Let me give the House some further examples of how we have been improving the service we deliver to the people who depend on our help. A year ago, the number of jobseeker’s allowance new claims dealt with in 10 days was 66%; now it is 90%. The number of ESA new claims dealt with in 10 days was 66%; now it is 80%. The number of appeals outstanding a year ago was 150,000; now it is 4,000. As my right hon. Friend the Secretary of State said, this is at a time when we are taking running costs out to make central Government more efficient.
A number of Members referred to the PIP. We are ensuring that the contractors, Atos and Capital, recruit more health care professionals to deal with the backlog. The number of appeals we are facing has fallen precipitously. It is an extraordinary fall in the number of people appealing against ESA decisions.
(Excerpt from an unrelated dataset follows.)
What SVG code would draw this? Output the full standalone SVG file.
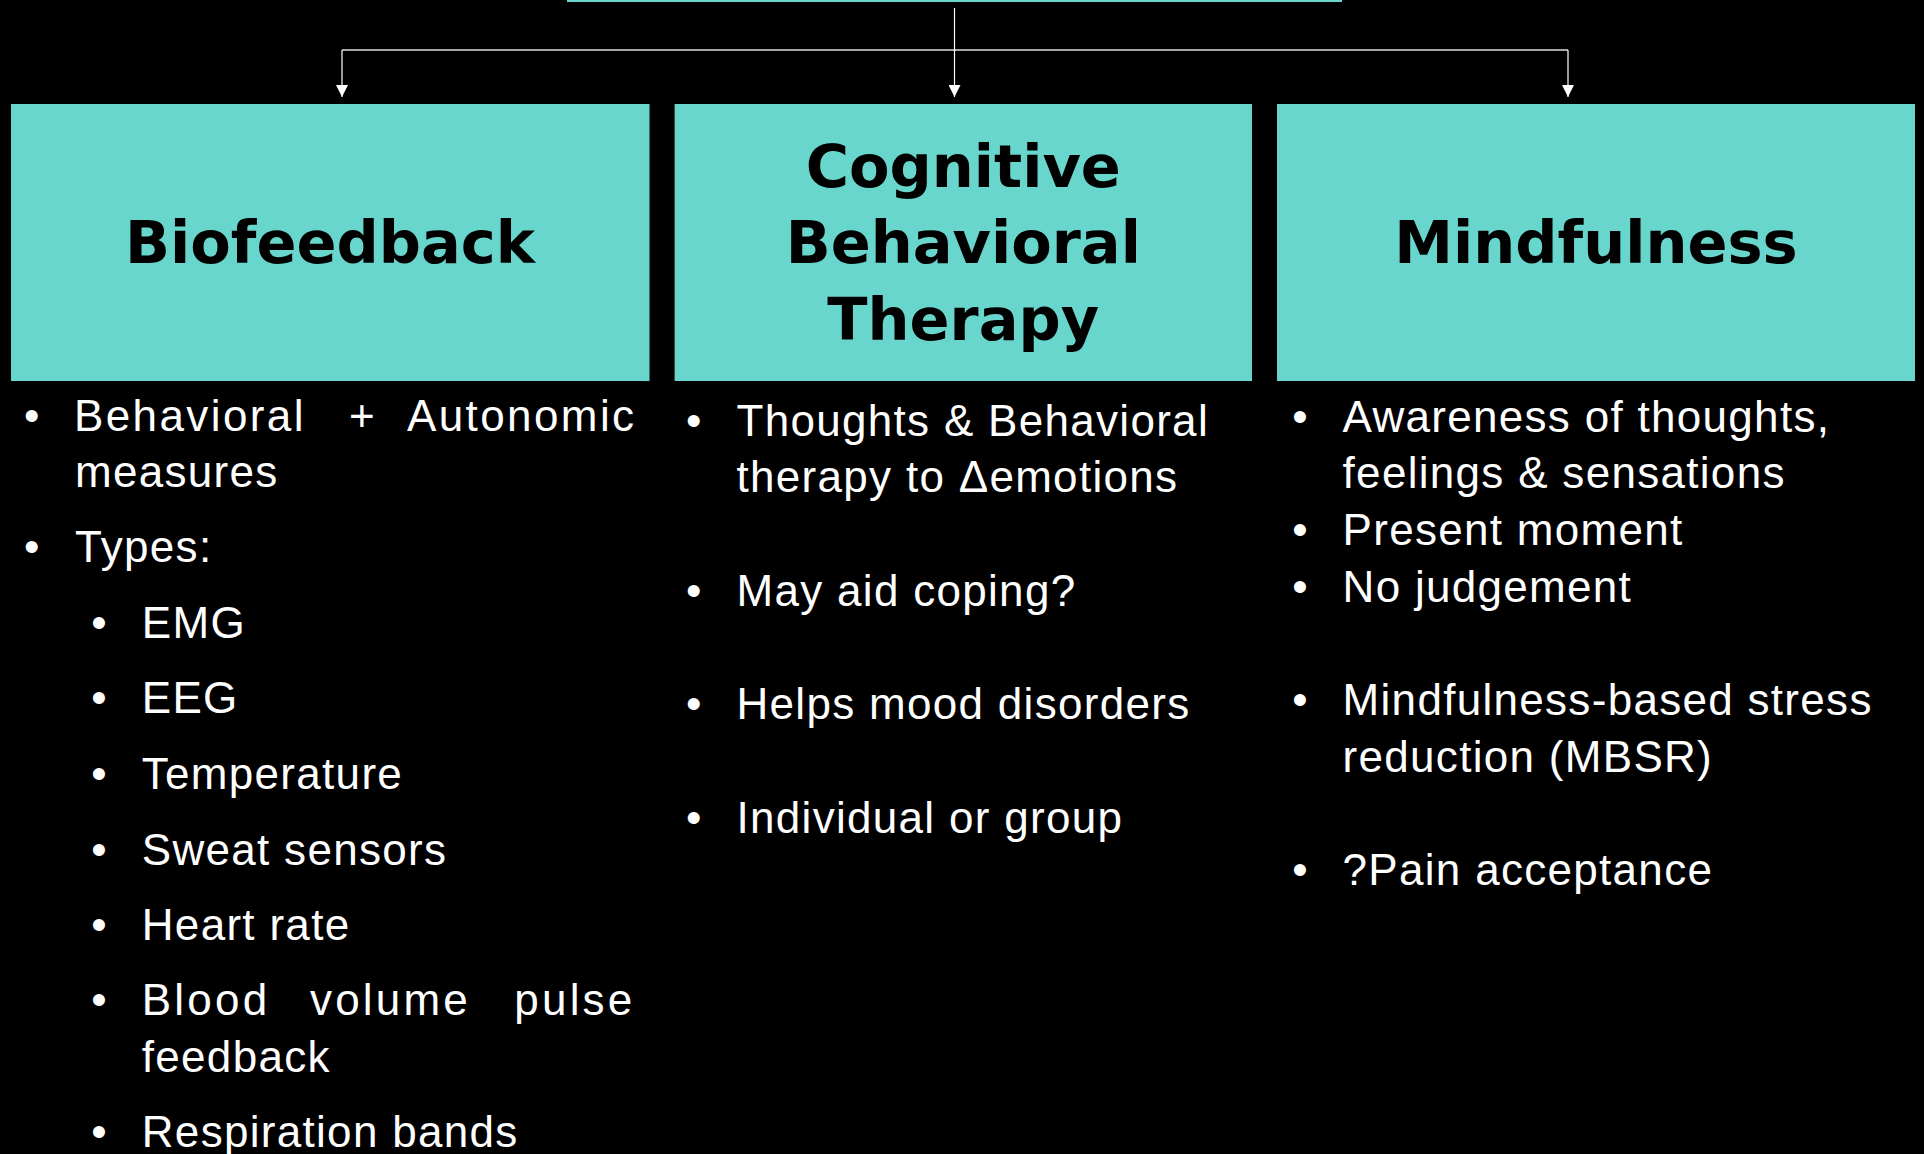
<svg xmlns="http://www.w3.org/2000/svg" width="1924" height="1154" viewBox="0 0 1924 1154">
  <defs>
    <style>
      .box { fill: #68d6cc; }
      .head { font-family: "DejaVu Sans", Lato, sans-serif; font-weight: bold; font-size: 59px; fill: #000; text-anchor: middle; }
      .body { font-family: "Liberation Sans", Arial, sans-serif; font-size: 44px; fill: #fff; letter-spacing: 1.3px; }
      .dot { font-family: "Liberation Sans", Arial, sans-serif; font-size: 44px; fill: #fff; text-anchor: middle; }
      .wire { stroke: #fff; stroke-width: 1.2; fill: none; }
      .bar { stroke: #a6a6a6; stroke-width: 1.8; fill: none; }
    </style>
    <marker id="tip" markerUnits="userSpaceOnUse" markerWidth="12" markerHeight="12" viewBox="0 0 10 10" refX="10" refY="5" orient="auto">
      <path d="M0,0 L10,5 L0,10 Z" fill="#fff"/>
    </marker>
  </defs>

  <rect x="0" y="0" width="1924" height="1154" fill="#000"/>

  <!-- parent box, mostly above the visible area -->
  <g id="root">
    <rect class="box" x="567" y="-60" width="775" height="62"/>
  </g>

  <g id="connectors">
    <line class="bar" x1="342" y1="50" x2="1568" y2="50"/>
    <line class="wire" x1="954.5" y1="8" x2="954.5" y2="97" marker-end="url(#tip)"/>
    <line class="wire" x1="342" y1="50" x2="342" y2="97" marker-end="url(#tip)"/>
    <line class="wire" x1="1568" y1="50" x2="1568" y2="97" marker-end="url(#tip)"/>
  </g>

  <g id="biofeedback">
    <rect class="box" x="11" y="104" width="638.5" height="277"/>
    <text class="head" x="330" y="263">Biofeedback</text>
    <text class="dot" x="31.6" y="430.7">•</text>
    <text class="body" y="430.7" style="letter-spacing:2.4px"><tspan x="74">Behavioral</tspan><tspan x="349">+</tspan><tspan x="407">Autonomic</tspan></text>
    <text class="body" x="75" y="486.7">measures</text>
    <text class="dot" x="31.6" y="561.7">•</text>
    <text class="body" x="75" y="561.7">Types:</text>
    <text class="dot" x="99" y="638">•</text>
    <text class="body" x="141.8" y="638">EMG</text>
    <text class="dot" x="99" y="713">•</text>
    <text class="body" x="141.8" y="713">EEG</text>
    <text class="dot" x="99" y="789">•</text>
    <text class="body" x="141.8" y="789">Temperature</text>
    <text class="dot" x="99" y="865">•</text>
    <text class="body" x="141.8" y="865">Sweat sensors</text>
    <text class="dot" x="99" y="940">•</text>
    <text class="body" x="141.8" y="940">Heart rate</text>
    <text class="dot" x="99" y="1015">•</text>
    <text class="body" y="1015" style="letter-spacing:3.2px"><tspan x="141.8">Blood</tspan><tspan x="310">volume</tspan><tspan x="514.3">pulse</tspan></text>
    <text class="body" x="141.8" y="1071.7">feedback</text>
    <text class="dot" x="99" y="1146.7">•</text>
    <text class="body" x="141.8" y="1146.7">Respiration bands</text>
  </g>

  <g id="cbt">
    <rect class="box" x="674.6" y="104" width="577.4" height="277"/>
    <text class="head" x="963.3" y="186.7">Cognitive</text>
    <text class="head" x="963.3" y="263">Behavioral</text>
    <text class="head" x="963.3" y="340">Therapy</text>
    <text class="dot" x="693.7" y="436">•</text>
    <text class="body" x="736.5" y="436">Thoughts &amp; Behavioral</text>
    <text class="body" x="736.5" y="491.7">therapy to Δemotions</text>
    <text class="dot" x="693.7" y="606">•</text>
    <text class="body" x="736.5" y="606">May aid coping?</text>
    <text class="dot" x="693.7" y="719.3">•</text>
    <text class="body" x="736.5" y="719.3">Helps mood disorders</text>
    <text class="dot" x="693.7" y="833.3">•</text>
    <text class="body" x="736.5" y="833.3">Individual or group</text>
  </g>

  <g id="mindfulness">
    <rect class="box" x="1277" y="104" width="638" height="277"/>
    <text class="head" x="1596" y="263">Mindfulness</text>
    <text class="dot" x="1300" y="431.7">•</text>
    <text class="body" x="1342.6" y="431.7">Awareness of thoughts,</text>
    <text class="body" x="1342.6" y="488.3">feelings &amp; sensations</text>
    <text class="dot" x="1300" y="545">•</text>
    <text class="body" x="1342.6" y="545">Present moment</text>
    <text class="dot" x="1300" y="601.7">•</text>
    <text class="body" x="1342.6" y="601.7">No judgement</text>
    <text class="dot" x="1300" y="715">•</text>
    <text class="body" x="1342.6" y="715">Mindfulness-based stress</text>
    <text class="body" x="1342.6" y="771.7">reduction (MBSR)</text>
    <text class="dot" x="1300" y="885">•</text>
    <text class="body" x="1342.6" y="885">?Pain acceptance</text>
  </g>
</svg>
Back in the first quarter of last year, we received 109,000 appeals against ESA decisions. In the first quarter of this year, it was 11,000. That is an 89% fall in the number of people claiming ESA who are appealing. The reason for that is that we, unlike Labour, are finding far more people eligible for benefit. Let me give the House the evidence for that claim. In late 2008, when Labour was undertaking work capability assessments, it was finding 64% of people fit for work. In the most recent quarter, we found not 64% but 27% fit for work. Far from it being this Government who are using the work capability assessment to throw sick people off benefit, it was the Labour party that used the WCA for that purpose.
During the debate, a number of Members said that we needed to make changes to the WCA, and that is what we have been doing as part of the Harrington review process. We have accepted about 50 recommendations. One reason why we are getting the number of people we are on to ESA and why we have a bigger proportion of people in the support group than ever before is that we have taken Labour’s failed WCA and reformed it to make it fairer. That is what a good Government does. We want to ensure that the right money goes to the right people.